When Bishop John Gavin Nolan, former secretary general of CNEWA, documented the origins of the association, he began Chapter I with the following words:
On 10 April 1917, four days after the United States entered World War I, Father George Calavassy, a bearded, 36-year-old Greek Catholic priest from Constantinople, dropped an envelope in the mail. Its contents, three pages painstakingly handwritten in English on plain paper at the Jesuit college of St. Francis Xavier in New York City, were addressed to James Cardinal Gibbons in Baltimore, the dean of the American hierarchy. After reviewing the origin and purposes of the tiny Greek Catholic Exarchate (diocese) that the Holy See had established in Constantinople in 1911, Father Calavassy reminded the cardinal of his promise, made in Baltimore two months earlier, to present to the American bishops at their next meeting the needs of the exarchate — viz., $500,000 for a seminary, two schools and a “large” church, presumably a cathedral.

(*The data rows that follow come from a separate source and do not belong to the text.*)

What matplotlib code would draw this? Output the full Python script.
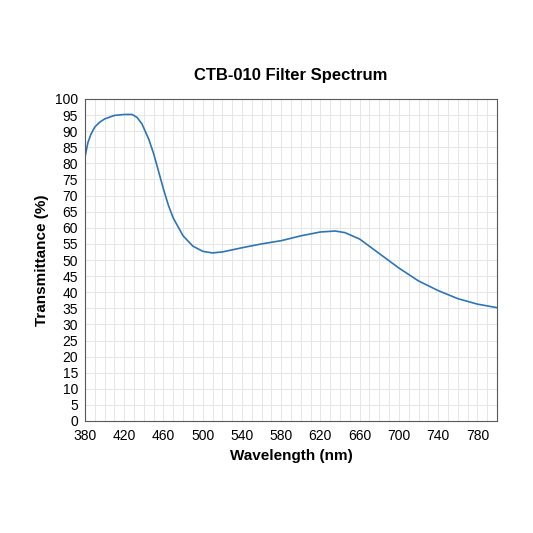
import matplotlib
matplotlib.use('Agg')
import matplotlib.pyplot as plt
import numpy as np

plt.rcParams['font.family'] = ['Liberation Sans', 'DejaVu Sans']

wavelength = [380, 383, 386, 390, 395, 400, 410, 420, 428, 433, 438, 445, 450, 455, 460, 465, 470, 480, 490,
              500, 510, 520, 540, 560, 580, 600, 620, 635, 645, 660, 680, 700, 720, 740, 760, 780, 800]
transmittance = [82, 86.5, 89, 91.3, 92.8, 93.8, 94.9, 95.2, 95.2, 94.3, 92.3, 87.5, 83, 77.5, 72, 67, 63, 57.5, 54.3,
                 52.7, 52.2, 52.5, 53.8, 55, 56, 57.5, 58.7, 59, 58.5, 56.5, 52, 47.5, 43.5, 40.5, 38, 36.3, 35.2]

fig = plt.figure(figsize=(5.33, 5.33), dpi=100)
ax = fig.add_axes([85/533, 1 - 421/533, 412/533, 322/533])

ax.plot(wavelength, transmittance, color='#2e75b6', linewidth=1.2)

ax.set_xlim(380, 800)
ax.set_ylim(0, 100)
ax.set_xticks(np.arange(380, 801, 40))
ax.set_xticks(np.arange(380, 801, 10), minor=True)
ax.set_yticks(np.arange(0, 101, 5))
ax.grid(which='both', color='#e6e6e6', linewidth=0.7)
ax.set_axisbelow(True)
ax.tick_params(which='both', length=0, labelsize=10)
ax.tick_params(axis='x', pad=6)
ax.tick_params(axis='y', pad=5)
for s in ax.spines.values():
    s.set_color('#595959')

ax.set_title('CTB-010 Filter Spectrum', fontsize=12, fontweight='bold', pad=14)
ax.set_xlabel('Wavelength (nm)', fontsize=11, fontweight='bold')
ax.set_ylabel('Transmittance (%)', fontsize=11, fontweight='bold')

fig.savefig('out.png', dpi=100)
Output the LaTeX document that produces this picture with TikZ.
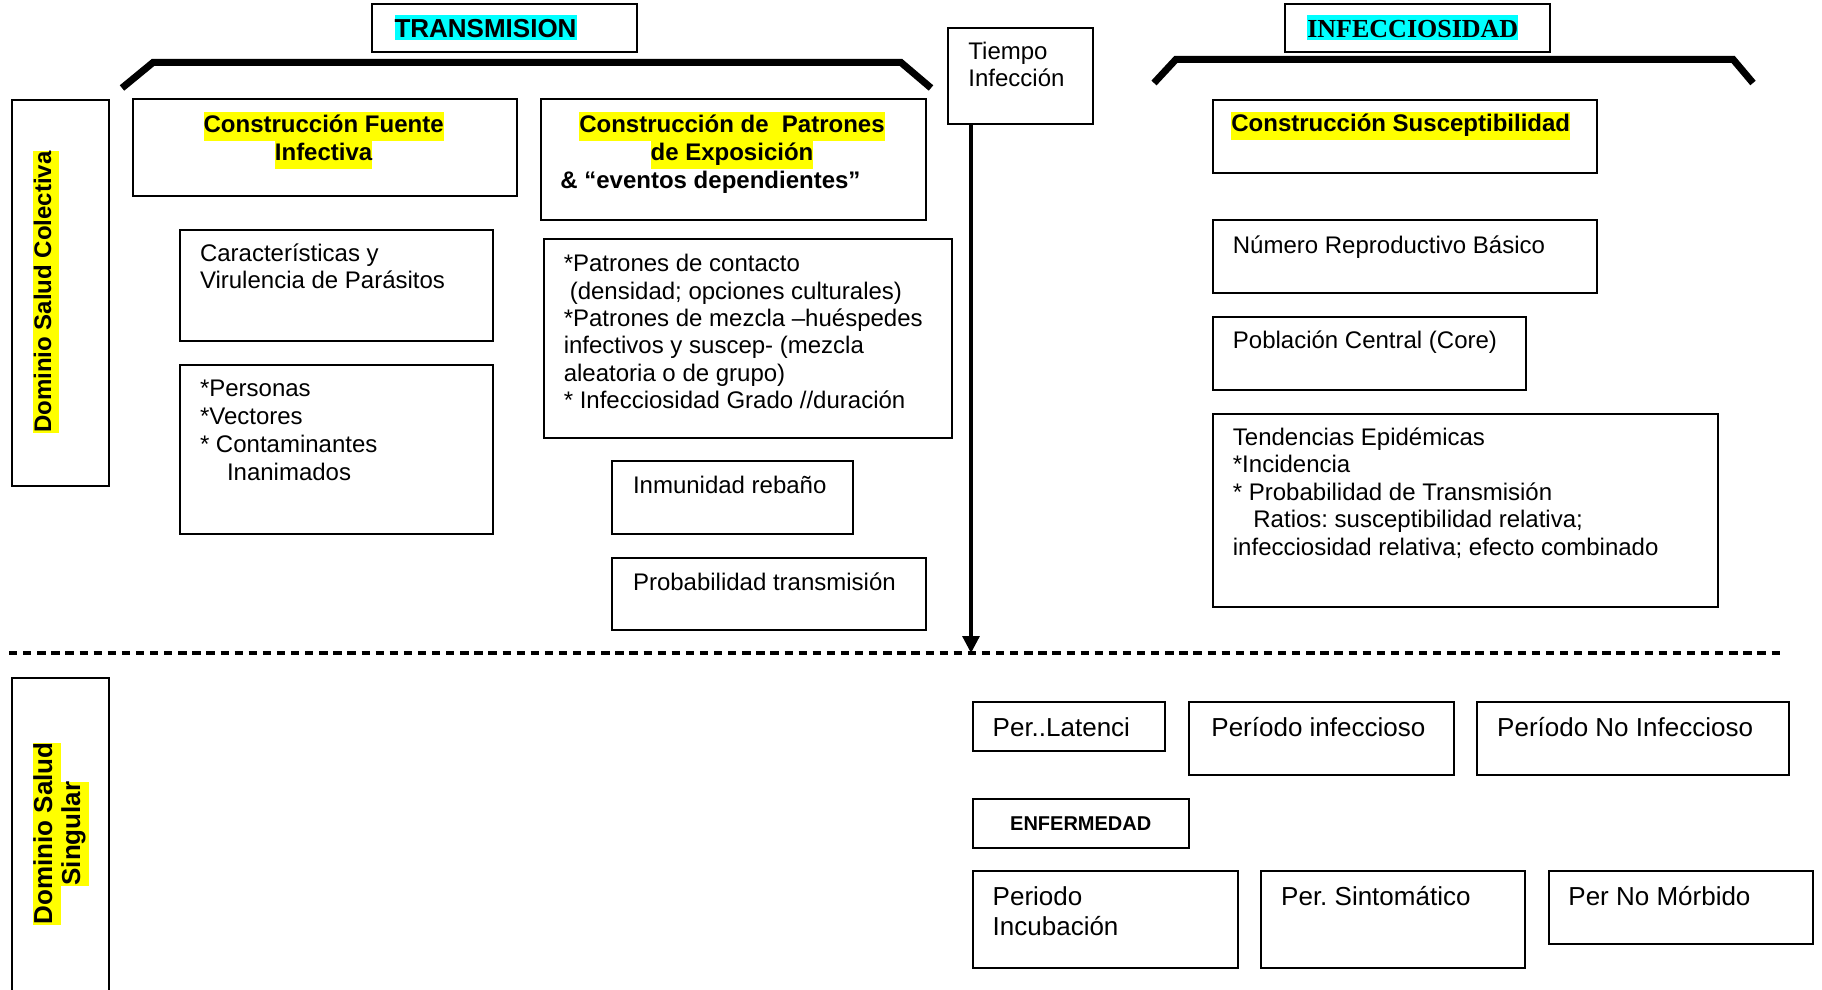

For 25 years, Cardinal Gibbons had lent his name to American Protestants to raise funds for the Armenians in Turkey, but it seems that he did not give Father Calavassy’s letter so much as the favor of a reply. The letter is important, however; it explains clearly in Father Calavassy’s own words the Holy See’s attitude and strategy vis-a-vis the Orthodox before Vatican Council II made ecumenism a household word. Further, it was due to the contacts Father Calavassy made with Catholics in America during the war, and to the correspondence he maintained with them afterward, that the Catholic Near East Welfare Association was founded in Philadelphia in 1924.
Indeed, though the work of CNEWA’s founding would involve such colorful characters as the Rev. Paul Wattson, S.A.; Msgr. Richard Barry-Doyle; the Rev. Edmund A. Walsh, S.J.; and ultimately Pope Pius XI, George Calavassy’s efforts to support his flock served as the spark that set the work in motion.
Born to Catholic parents in 1881 at Ano-Siros, on the Cyclades island of Siros — “the island of the pope,” in the words of Jesuit and Capuchin missionaries — Calavassy joined the priesthood early in life, building a reputation as an apologist for Catholicism and strong advocate for ecumenism, long before the latter had come into its own as a modern movement.
Above all, he went to every imaginable length to secure the safety and continuity of his community. In his profile on Greece’s Eastern Catholic Church, Michael La Civita wrote:
If not for the humanitarian and pastoral works of one of its leaders, Bishop George Calavassy (1920-57), this church would barely merit a footnote in the annals of church history. …
In 1911, Pope Pius X erected an ordinariate, later an exarchate, for this nascent church and named Father Isaias Papadopoulos as its first bishop. Called to Rome during the waning days of World War I, he was succeeded in 1920 by Bishop George Calavassy, who witnessed firsthand the horrors of a country at war with outsiders and with its own Christian minorities.
By 1920, an estimated million refugees had swarmed Constantinople. Hundreds of thousands of them were Greeks. Fleeing the excesses of the Bolsheviks, some 100,000 penniless Russians engulfed the former Byzantine capital. Scores of Armenians, Assyrians and Chaldeans fled their homesteads during and after the war; many more died in the struggle to defend them.
Among the first to minister to the needs of the dispossessed was Bishop George. Overwhelmed by the refugee crisis — especially after his requests for funding in Europe and the United States went unanswered — the bishop appealed to Father Paul Wattson.
The resulting efforts would prove a lifeline to his church in its most difficult time — sustaining orphans, students, parishioners and seminarians alike, and supporting the small church’s monumental relief efforts. And the rest, as they say, is history.